The default rule is that for multi node clusters there must be at least as many hosts as the number of host groups. Each NOT slave host groups (master, gateway, etc) will be launched with a cardinality of 1 (1 node per master, gateway, etc hosts), and all the rest of the nodes are equally distributed among Slave nodes (if there are multiple slave host groups).

###Create cluster Using the create cluster functionality you will create a cloud Stack and a Hadoop Cluster. In order to create a cluster you will have to select a credential first. Note: Cloudbreak can maintain multiple cloud credentials (even for the same provider).

Cluster name: your cluster name

Cluster size: the number of nodes in your Hadoop cluster

Template: your cloud infrastructure template to be used

Blueprint: your Hadoop cluster blueprint

Once you have launched the cluster creation you can track the progress either on Cloudbreak UI or your cloud provider management UI.

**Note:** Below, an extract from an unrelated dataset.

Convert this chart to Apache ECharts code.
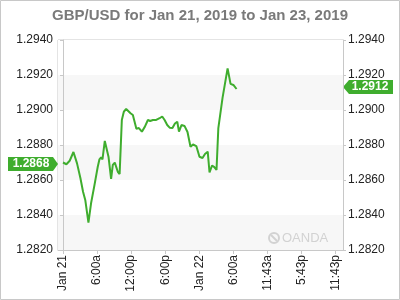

Note: Because Azure does not directly support third party public images we will have to copy the used image from VM Depot into your storage account. The steps below need to be finished once and only once before any stack is created for every affinity group:

1. Get the VM image - http://vmdepot.msopentech.com/Vhd/Show?vhdId=42480&version=43564

2. Copy the VHD blob from above (community images) into your storage account

3. Create a VM image from the copied VHD blob.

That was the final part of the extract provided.